Tuesday, August 24, 2010

The Particular Sadness of Lemon Cake, by Aimee Bender

Rosh Hashanah is just around the corner and, as with all the Jewish holidays, there are certain foods that serve as symbols to ground us in the holiday's underlying meaning. Because Judaism has such a strong focus on the passing down of customs, there are myriad traditions to choose from. My son has already made the honey cake for the desert for this year's meal and, of course, there will be apples dipped in honey, both serving to forecast the sweetness of the upcoming year. The head of a fish symbolizes the new head of the year, although that is one traditional food that has never graced my holiday table; it seems a little hard-core. I always serve pomegranate, though, and it is said that there are as many purple-red, pulpy seeds underneath the leathery skin as there are mitzvot: 613. Every year my kids unsuccessfully try to debunk the theory by trying to count them; an obscenely, impossibly messy, impossibility. Pomegranates are an autumn fruit, but if Rosh Hashanah falls early enough, the fruit may not have hit the produce section yet. This sends all us Jewish mothers scrambling. There are frantic emails and calls, as we direct each other to the one grocery store that has the goods. It's as if we are a Jewish-mother team on the show "The Amazing Race," trying to get to Pomegranate-Land before sundown on Rosh Hashanah to win the grand prize.



As I make holiday dinners, as with any meal, it gives me a particular pleasure to think that the time, care, and energy (this concept is best conveyed by the Hebrew word kavanah, which translates into intent) I put into preparing the meal all are, in the grand, karmic scheme of life, metaphysically transferred to the food. So, when I read that Aimee Bender's protagonist, the young Rose Edelstein, can taste food and feel the emotions of the person who prepared it, I didn't assess this premise to be fantastical; the concept wasn't all that far outside of the Jewishy, New Agey spirituality that informs my belief system. It wasn't until much later in Bender's narrative, when the plot nose-dives into the surreal, that I realized that Bender's novel fits into the category of magical realism.

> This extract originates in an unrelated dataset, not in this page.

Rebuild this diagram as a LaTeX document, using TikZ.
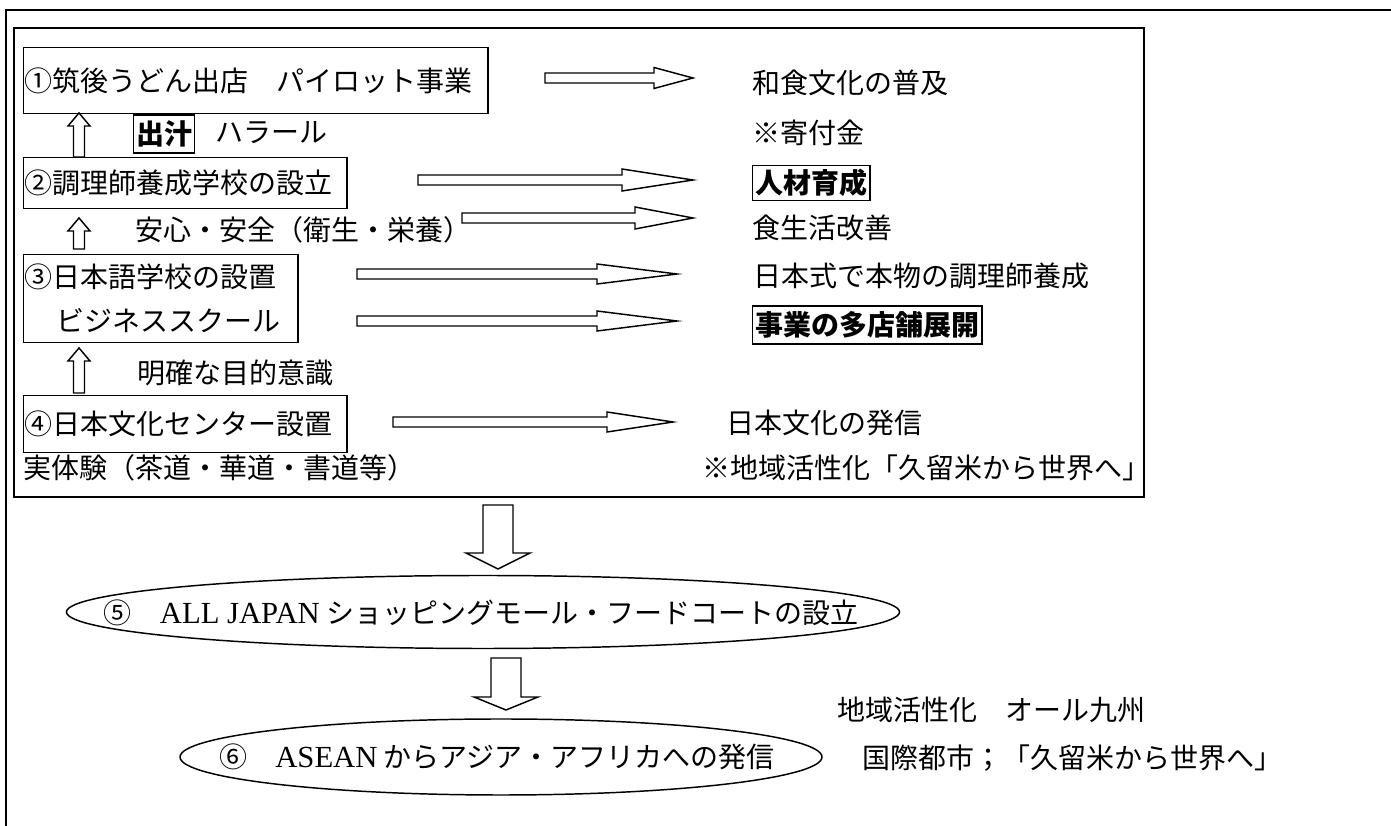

"The Particular Sadness of Lemon Cake" is a strange, yet wonderful story, one that showcases the interior realm of its characters, as we are privileged to glimpse this amidst a world with different rules from the one you and I inhabit. I can't say that I was riveted throughout the entire book, but in the end, it didn't matter; Bender's prose shimmers. The characters in TPSOLC, despite their supernatural powers, are drawn with texture and subtlety. Their actions belie their complex emotions as they do the work of life, and overcome personal challenges to reach out and build bridges with each other and the world.

Rosh Hashanah is very early this year and I know I will be scrambling to track down my treasured pomegranates. Like "The Particular Sadness of Lemon Cake," inside their covers are hundreds and hundreds of jewels.